Carnival of the Animals
The Kanneh-Masons
Decca
AIMED squarely at the Christmas stocking of young music-lovers, the first collective release by the Kanneh-Mason clan covers a lot of territory – musically, performatively, and geographically.
There are seven of the gifted family on the disc, with the youngest, Mariatu, having a starring role alongside writer Michael Morpurgo in the supporting feature, narrating the Yuletide tale Grandpa Christmas, in the company of its author.
He is far from the only guest on the sessions. Partnering Morpurgo in delivering the new text he has written for Camille Saint-Saens’ Carnival of the Animals is actor Olivia Coleman, and the family group is augmented by well-known musicians including viola player Timothy Ridout, clarinettist and composer Mark Simpson, and Scotland’s Alasdair Malloy on his specialist instrument, glass harmonica.

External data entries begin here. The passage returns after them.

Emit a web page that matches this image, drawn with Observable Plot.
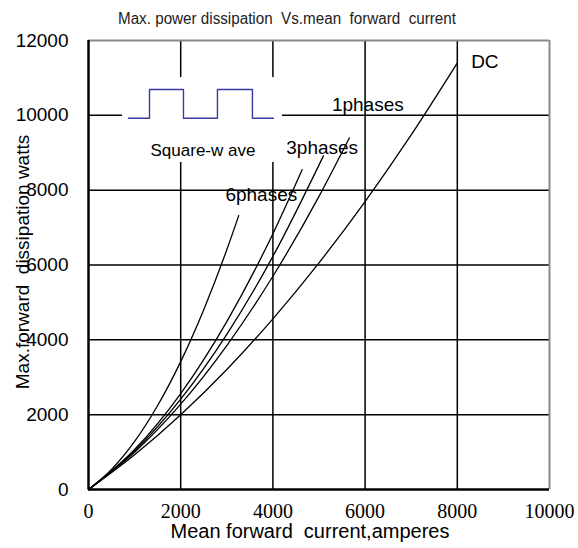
<!DOCTYPE html>
<html>
<head>
<meta charset="utf-8">
<script src="https://cdn.jsdelivr.net/npm/d3@7"></script>
<script src="https://cdn.jsdelivr.net/npm/@observablehq/plot@0.6"></script>
<style>
  html, body { margin: 0; padding: 0; background: #fff; }
  #chart svg { display: block; }
</style>
</head>
<body>
<div id="chart"></div>
<script>
// ---- data ----
const dcI  = [0, 1000, 2000, 3000, 4000, 5000, 6000, 7000, 8000];
const dcP  = [0, 927, 1996, 3208, 4562, 6058, 7696, 9476, 11398];
const sqI  = [0, 1000, 2000, 3000, 4000, 5000, 5659];
const sqP  = [0, 998, 2281, 3848, 5699, 7835, 9398];
const ph1I = [0, 1000, 2000, 3000, 4000, 5096];
const ph1P = [0, 1031, 2414, 4147, 6230, 8917];
const ph3I = [0, 1000, 2000, 3000, 4000, 4634];
const ph3P = [0, 1069, 2565, 4488, 6837, 8547];
const ph6I = [0, 500, 1000, 1500, 2000, 2500, 3000, 3259];
const ph6P = [0, 535, 1283, 2244, 3418, 4806, 6407, 7321];

const xTicks = [0, 2000, 4000, 6000, 8000, 10000];
const yTicks = [0, 2000, 4000, 6000, 8000, 10000, 12000];

const curveNames = ["DC", "Square-wave", "1phase", "3phases", "6phases"];
const labelTexts = ["DC", "1phases", "3phases", "6phases"];

// ---- annotation placement (data space) ----
const labelX = [8300, 5280, 4290, 2970];
const labelY = [11420, 10290, 9140, 7880];
const waveX = [867, 1323, 1323, 2060, 2060, 2797, 2797, 3556, 3556, 4011];
const waveY = [9923, 9923, 10689, 10689, 9923, 9923, 10689, 10689, 9923, 9923];
const legendBox = {x1: 737, x2: 4206, y1: 8739, y2: 11010};
const legendText = {x: 2483, y: 9060, text: "Square-w ave"};

const series = [[dcI, dcP], [sqI, sqP], [ph1I, ph1P], [ph3I, ph3P], [ph6I, ph6P]];
const rows = series.flatMap(([I, P], k) => I.map((v, i) => ({name: curveNames[k], I: v, P: P[i]})));
const labels = labelTexts.map((t, i) => ({text: t, x: labelX[i], y: labelY[i]}));
const wave = waveX.map((x, i) => ({x, y: waveY[i]}));

const sans = "'Liberation Sans', Arial, sans-serif";
const serif = "'Liberation Serif', 'Times New Roman', serif";

const chart = Plot.plot({
  width: 578,
  height: 548,
  marginLeft: 88,
  marginRight: 29,
  marginTop: 40,
  marginBottom: 59,
  x: {domain: [0, 10000]},
  y: {domain: [0, 12000]},
  style: {background: "white", fontFamily: sans, color: "black"},
  marks: [
    Plot.gridX(xTicks.slice(1, -1), {stroke: "#000", strokeOpacity: 1, strokeWidth: 1.5}),
    Plot.gridY(yTicks.slice(1, -1), {stroke: "#000", strokeOpacity: 1, strokeWidth: 1.5}),
    Plot.ruleY([12000], {stroke: "#8a8a8a", strokeWidth: 2}),
    Plot.ruleX([10000], {stroke: "#8a8a8a", strokeWidth: 2}),
    Plot.rect([legendBox], {x1: "x1", x2: "x2", y1: "y1", y2: "y2", fill: "white"}),
    Plot.line(wave, {x: "x", y: "y", stroke: "#3a3aa6", strokeWidth: 1.4}),
    Plot.text([legendText], {x: "x", y: "y", text: "text", fontSize: 17, textAnchor: "middle", fill: "black"}),
    Plot.line(rows, {x: "I", y: "P", z: "name", stroke: "black", strokeWidth: 1.3, curve: "monotone-x"}),
    Plot.ruleX([0], {stroke: "black", strokeWidth: 2.5}),
    Plot.ruleY([0], {stroke: "black", strokeWidth: 2.5}),
    Plot.axisX({ticks: xTicks, tickSize: 0, tickPadding: 14, tickFormat: "d", fontSize: 20, fontFamily: serif, label: null}),
    Plot.axisY({ticks: yTicks, tickSize: 0, tickPadding: 20, tickFormat: "d", fontSize: 19, label: null}),
    Plot.text(labels, {x: "x", y: "y", text: "text", textAnchor: "start", fontSize: 19, fill: "black"})
  ]
});

const svg = d3.select(chart);
svg.append("text")
  .attr("x", 118).attr("y", 24)
  .attr("text-anchor", "start")
  .attr("textLength", 338)
  .attr("lengthAdjust", "spacingAndGlyphs")
  .style("font-family", sans)
  .style("font-size", "16px")
  .attr("fill", "#222")
  .text("Max. power dissipation  Vs.mean  forward  current");
svg.append("text")
  .attr("x", 310).attr("y", 538)
  .attr("text-anchor", "middle")
  .style("font-family", sans)
  .style("font-size", "20px")
  .attr("fill", "black")
  .text("Mean forward  current,amperes");
svg.append("text")
  .attr("transform", "translate(29,262) rotate(-90)")
  .attr("text-anchor", "middle")
  .style("font-family", sans)
  .style("font-size", "19px")
  .attr("fill", "black")
  .text("Max.forward  dissipation watts");

document.getElementById("chart").appendChild(chart);
</script>
</body>
</html>
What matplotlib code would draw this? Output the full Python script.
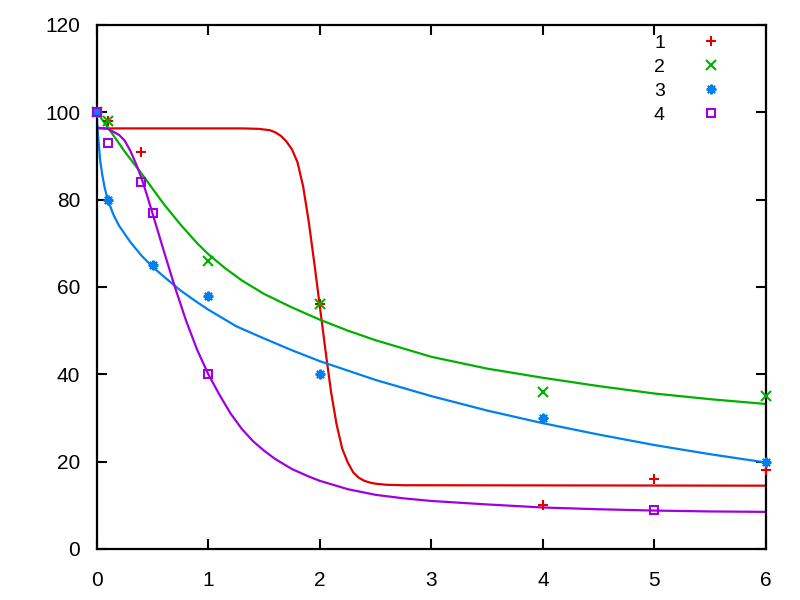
import matplotlib
matplotlib.use("Agg")
import matplotlib.pyplot as plt
from matplotlib.lines import Line2D

plt.rcParams['font.family'] = ['Liberation Sans', 'DejaVu Sans']

labels = ["1", "2", "3", "4"]
colors = ["#e00000", "#00b000", "#0080f0", "#a000e0"]
markers = ["+", "x", (8, 2, 0), "s"]

# measured points
x1 = [0, 0.1, 0.4, 2, 4, 5, 6]
y1 = [100, 98, 91, 56, 10, 16, 18]
x2 = [0, 0.1, 1, 2, 4, 6]
y2 = [100, 98, 66, 56, 36, 35]
x3 = [0, 0.1, 0.5, 1, 2, 4, 6]
y3 = [100, 80, 65, 58, 40, 30, 20]
x4 = [0, 0.1, 0.4, 0.5, 1, 5]
y4 = [100, 93, 84, 77, 40, 9]

# fitted curves
cx1 = [0, 1.3, 1.45, 1.55, 1.6, 1.65, 1.7, 1.75, 1.8, 1.85, 1.9, 1.95, 2.0,
       2.05, 2.1, 2.15, 2.2, 2.25, 2.3, 2.35, 2.4, 2.45, 2.5, 2.6, 2.75, 6]
cy1 = [96.3, 96.3, 96.2, 95.9, 95.4, 94.6, 93.3, 91.5, 88.5, 83, 75, 65.5, 55.5,
       45.5, 36, 28.5, 23, 19.8, 17.5, 16.3, 15.6, 15.2, 14.95, 14.7, 14.6, 14.5]
cx2 = [0, 0.1, 0.25, 0.4, 0.5, 0.6, 0.75, 0.9, 1, 1.15, 1.3, 1.5, 1.75, 2, 2.25,
       2.5, 3, 3.5, 4, 4.5, 5, 5.5, 6]
cy2 = [100, 96.5, 91, 86, 82.5, 79, 74.3, 70, 67.5, 64.3, 61.5, 58.4, 55.3,
       52.5, 50, 47.8, 44, 41.3, 39.2, 37.3, 35.6, 34.3, 33.2]
cx3 = [0, 0.01, 0.03, 0.05, 0.07, 0.1, 0.15, 0.2, 0.3, 0.4, 0.5, 0.6, 0.75,
       0.9, 1, 1.25, 1.5, 1.75, 2, 2.5, 3, 3.5, 4, 4.5, 5, 5.5, 6]
cy3 = [99, 95, 89, 85.5, 82.8, 79.8, 76.5, 74, 70.3, 67.2, 64.6, 62.4, 59.2,
       56.5, 54.8, 51, 48.2, 45.5, 43, 38.7, 35, 31.7, 28.8, 26.2, 23.8, 21.7, 19.8]
cx4 = [0, 0.1, 0.2, 0.25, 0.3, 0.35, 0.4, 0.45, 0.5, 0.6, 0.7, 0.8, 0.9, 1,
       1.1, 1.2, 1.3, 1.4, 1.5, 1.6, 1.75, 1.9, 2, 2.25, 2.5, 2.75, 3, 3.5, 4,
       4.5, 5, 5.5, 6]
cy4 = [96.5, 96.2, 94.8, 93.5, 91.2, 88.3, 85, 81, 76.8, 68.3, 60, 52.3, 45.6,
       40, 35.3, 31, 27.5, 24.7, 22.5, 20.6, 18.3, 16.6, 15.6, 13.7, 12.4, 11.6,
       11.0, 10.2, 9.5, 9.1, 8.8, 8.6, 8.5]

xticks = [0, 1, 2, 3, 4, 5, 6]
yticks = [0, 20, 40, 60, 80, 100, 120]

fig = plt.figure(figsize=(8, 6), dpi=100)
ax = fig.add_axes([0.121, 0.085, 0.8365, 0.8735])

pts = [(x1, y1), (x2, y2), (x3, y3), (x4, y4)]
curves = [(cx1, cy1), (cx2, cy2), (cx3, cy3), (cx4, cy4)]
handles = []
for i in range(4):
    cx, cy = curves[i]
    ax.plot(cx, cy, color=colors[i], lw=1.6, clip_on=True, zorder=2,
            solid_joinstyle="round")
for i in range(4):
    px, py = pts[i]
    ms = 6 if markers[i] == "s" else 7
    mew = 1.5
    ax.plot(px, py, linestyle="none", marker=markers[i], color=colors[i],
            mfc="none" if markers[i] == "s" else colors[i], ms=ms, mew=mew,
            clip_on=False, zorder=3)
    handles.append(Line2D([], [], linestyle="none", marker=markers[i],
                          color=colors[i],
                          mfc="none" if markers[i] == "s" else colors[i],
                          ms=ms, mew=mew))

ax.set_xlim(0, 6)
ax.set_ylim(0, 120)
ax.set_xticks(xticks)
ax.set_yticks(yticks)
ax.tick_params(direction="in", length=7, width=1.5, top=True, right=True,
               labelsize=15)
ax.tick_params(axis="x", pad=16)
ax.tick_params(axis="y", pad=12)
for s in ax.spines.values():
    s.set_linewidth(1.6)

leg = ax.legend(handles, labels, loc="upper right", markerfirst=False,
                frameon=False, fontsize=14, handlelength=1.0,
                handletextpad=1.85, labelspacing=0.32,
                bbox_to_anchor=(0.958, 1.015))
for t in leg.get_texts():
    t.set_ha("right")

fig.savefig("out.png", dpi=100)
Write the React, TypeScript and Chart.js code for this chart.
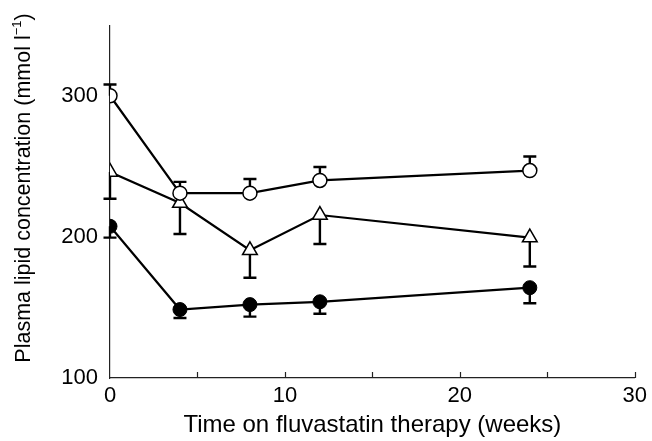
import React, { useEffect, useRef } from "react";
import { Chart, registerables } from "chart.js";

Chart.register(...registerables);

const weeks = [0, 4, 8, 12, 24];
const openCircle = [300, 231, 231, 240, 247];
const openCircleErrUp = [8, 8, 10, 9.5, 10];
const triangle = [246, 224, 190.5, 215.5, 199.5];
const triangleErrDown = [19, 22, 19.5, 20.5, 20.5];
const filledCircle = [207.5, 148.5, 152, 154, 164];
const filledCircleErrDown = [8, 6, 8.5, 8.5, 11];
const yTicks = [100, 200, 300];
const xTickLabels = [0, 10, 20, 30];
const yTitleMain = "Plasma lipid concentration (mmol l";
const yTitleSup = "\u22121";
const yTitleEnd = ")";

const FONT = "'Liberation Sans', Arial, Helvetica, sans-serif";

const errorBarPlugin = {
  id: "errorBars",
  beforeDatasetsDraw(chart: any) {
    const ctx = chart.ctx;
    const xs = chart.scales.x;
    const ys = chart.scales.y;
    const specs = [
      { vals: openCircle, errs: openCircleErrUp, dir: 1 },
      { vals: triangle, errs: triangleErrDown, dir: -1 },
      { vals: filledCircle, errs: filledCircleErrDown, dir: -1 },
    ];
    ctx.save();
    ctx.strokeStyle = "#000";
    ctx.lineWidth = 2.4;
    specs.forEach((s) => {
      weeks.forEach((w, i) => {
        const px = xs.getPixelForValue(w);
        const p0 = ys.getPixelForValue(s.vals[i]);
        const p1 = ys.getPixelForValue(s.vals[i] + s.dir * s.errs[i]);
        ctx.beginPath();
        ctx.moveTo(px, p0);
        ctx.lineTo(px, p1);
        ctx.moveTo(px - 6.5, p1);
        ctx.lineTo(px + 6.5, p1);
        ctx.stroke();
      });
    });
    ctx.restore();
  },
};

const innerTicksPlugin = {
  id: "innerTicks",
  afterDraw(chart: any) {
    const ctx = chart.ctx;
    const xs = chart.scales.x;
    const bottom = chart.chartArea.bottom;
    ctx.save();
    ctx.strokeStyle = "#222";
    ctx.lineWidth = 1.2;
    xs.ticks.forEach((t: any) => {
      if (t.value === 0) return;
      const px = Math.round(xs.getPixelForValue(t.value)) + 0.5;
      ctx.beginPath();
      ctx.moveTo(px, bottom);
      ctx.lineTo(px, bottom - 6);
      ctx.stroke();
    });
    ctx.restore();
  },
};

const yTitlePlugin = {
  id: "yTitle",
  afterDraw(chart: any) {
    const ctx = chart.ctx;
    ctx.save();
    ctx.translate(24, 188);
    ctx.rotate(-Math.PI / 2);
    ctx.fillStyle = "#000";
    ctx.textBaseline = "middle";
    ctx.textAlign = "left";
    const big = `21.5px ${FONT}`;
    const small = `13px ${FONT}`;
    ctx.font = big;
    const w1 = ctx.measureText(yTitleMain).width;
    const w3 = ctx.measureText(yTitleEnd).width;
    ctx.font = small;
    const w2 = ctx.measureText(yTitleSup).width;
    let x = -(w1 + w2 + w3) / 2;
    ctx.font = big;
    ctx.fillText(yTitleMain, x, 0);
    x += w1;
    ctx.font = small;
    ctx.fillText(yTitleSup, x, -7);
    x += w2;
    ctx.font = big;
    ctx.fillText(yTitleEnd, x, 0);
    ctx.restore();
  },
};

export default function App() {
  const ref = useRef<HTMLCanvasElement>(null);
  useEffect(() => {
    document.body.style.margin = "0";
    const mk = (vals: number[]) => weeks.map((w, i) => ({ x: w, y: vals[i] }));
    const common = {
      borderColor: "#000",
      borderWidth: 2.2,
      pointBorderColor: "#000",
    };
    const chart = new Chart(ref.current!, {
      type: "line",
      data: {
        datasets: [
          {
            ...common,
            data: mk(openCircle),
            pointStyle: "circle",
            pointRadius: 7,
            pointBackgroundColor: "#fff",
            pointBorderWidth: 1.5,
          },
          {
            ...common,
            data: mk(triangle),
            pointStyle: "triangle",
            pointRadius: 8.5,
            pointBackgroundColor: "#fff",
            pointBorderWidth: 1.5,
          },
          {
            ...common,
            data: mk(filledCircle),
            pointStyle: "circle",
            pointRadius: 7,
            pointBackgroundColor: "#000",
            pointBorderWidth: 1,
          },
        ],
      },
      options: {
        responsive: false,
        animation: false,
        plugins: { legend: { display: false }, tooltip: { enabled: false } },
        layout: { padding: { top: 23, right: 15, left: 0, bottom: 0 } },
        scales: {
          x: {
            type: "linear",
            min: 0,
            max: 30,
            grid: { display: false, drawTicks: false },
            border: { display: true, color: "#222", width: 1.2 },
            ticks: {
              stepSize: 5,
              autoSkip: false,
              maxRotation: 0,
              padding: 5,
              color: "#000",
              font: { family: FONT, size: 22 },
              callback: (v: any) => (xTickLabels.includes(Number(v)) ? String(v) : ""),
            },
            title: {
              display: true,
              text: "Time on fluvastatin therapy (weeks)",
              color: "#000",
              font: { family: FONT, size: 24 },
              padding: { top: 0, bottom: 1 },
            },
            afterFit: (s: any) => {
              s.height = 63;
            },
          },
          y: {
            type: "linear",
            min: 100,
            max: 350,
            grid: { display: false, drawTicks: false },
            border: { display: true, color: "#222", width: 1.2 },
            afterBuildTicks: (s: any) => {
              s.ticks = yTicks.map((v) => ({ value: v }));
            },
            ticks: {
              padding: 12,
              color: "#000",
              font: { family: FONT, size: 22 },
            },
            title: { display: false },
            afterFit: (s: any) => {
              s.width = 110;
            },
          },
        },
      },
      plugins: [errorBarPlugin, innerTicksPlugin, yTitlePlugin],
    });
    return () => chart.destroy();
  }, []);
  return <canvas ref={ref} width={652} height={441} style={{ display: "block" }} />;
}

Morpurgo’s words bring the suite – Hens and Roosters, Elephant, Fossils, Swan et al – up to date, as long as you consider contemporary a passing reference to The Move’s 1970 pop hit Brontosaurus (which will sail over the heads of the intended audience), and the recording – made at Abbey Road studios – is exemplary, with the music always foregrounded, regardless of the starry company delivering the verse.
Tchaikovsky, Grieg, Rimsky-Korsakov and, crucially, Bela Bartok, are harnessed to the Christmas story that follows, with a lovely ensemble arrangement of Eric Whitacre’s Seal Lullaby rounding things off, and then Kanneh-Masons’ arrangement of Bob Marley’s Redemption Song by way of an encore.
Producer Dominic Fyfe, whose own story of meeting first Morpurgo as a youngster is a fine tale in itself, has brought all of these ingredients together with great skill. It is an hour of music and words that will surely captivate many a young ear, as well as a few older ones.